Napoleon Series Archive 2020

Coming-The Imprisoned Traveler

The Imprisoned Traveler: Joseph Forsyth and Napoleonic Italy (Transits: Literature, Thought & Culture 1650-1850)
Keith Crook
Series: Transits: Literature, Thought & Culture 1650-1850
Paperback: 230 pages
Publisher: Bucknell University Press (December 13, 2019)
ISBN-13: 9781684481620

The Imprisoned Traveler is a fascinating portrait of a unique book, its context, and its elusive author. Joseph Forsyth, traveling through an Italy plundered by Napoleon, was unjustly imprisoned in 1803 by the French as an enemy alien.
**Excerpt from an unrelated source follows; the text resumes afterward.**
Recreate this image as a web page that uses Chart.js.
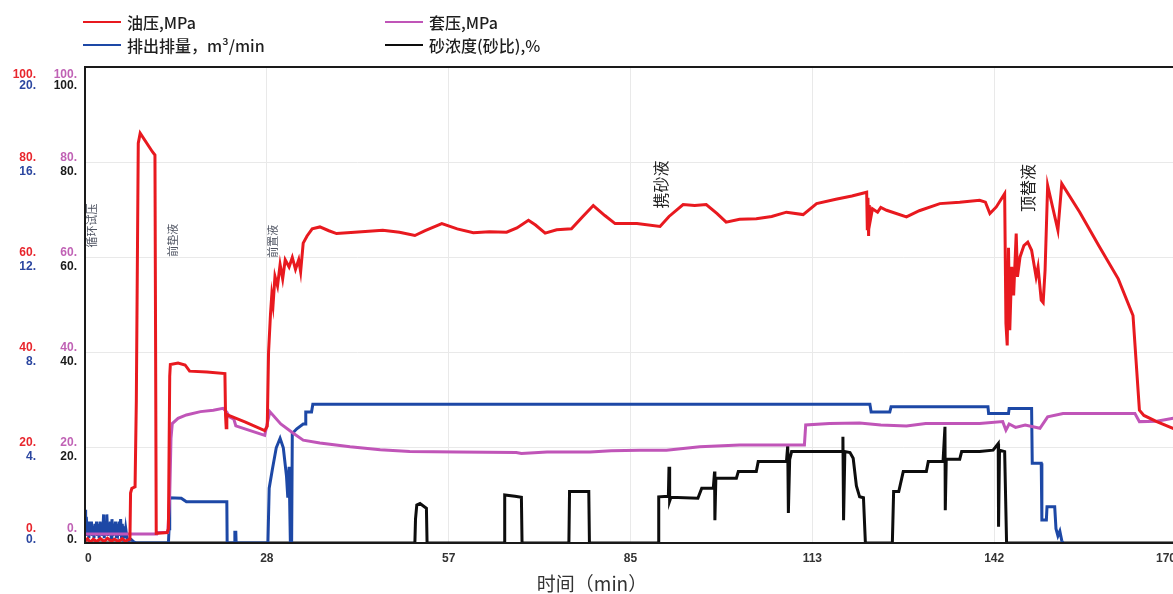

Out of his arduous eleven-year “detention” came his only book, Remarks on Antiquities, Arts, and Letters during an Excursion in Italy (1813). Written as an (unsuccessful) appeal for release, praised by Forsyth’s contemporaries for its originality and fine taste, it is now recognized as a classic of Romantic period travel writing. Keith Crook, in this authoritative study, evokes the peculiar miseries that Forsyth endured in French prisons, reveals the significance of Forsyth’s encounters with scientists, poets, scholars, and ordinary Italians, and analyzes his judgments on Italian artworks. He uncovers how Forsyth’s allusiveness functions as a method of covert protest against Napoleon and reproduces the hitherto unpublished correspondence between the imprisoned Forsyth and his brother.

Author

Keith Crook taught for many years at Anglia Ruskin University, Cambridge, UK, where he is now an Honorary Fellow, specializing in eighteenth-century literature. His main publications are on Samuel Johnson and Swift. He published the standard scholarly edition of Joseph Forsyth’s Italy in 2001.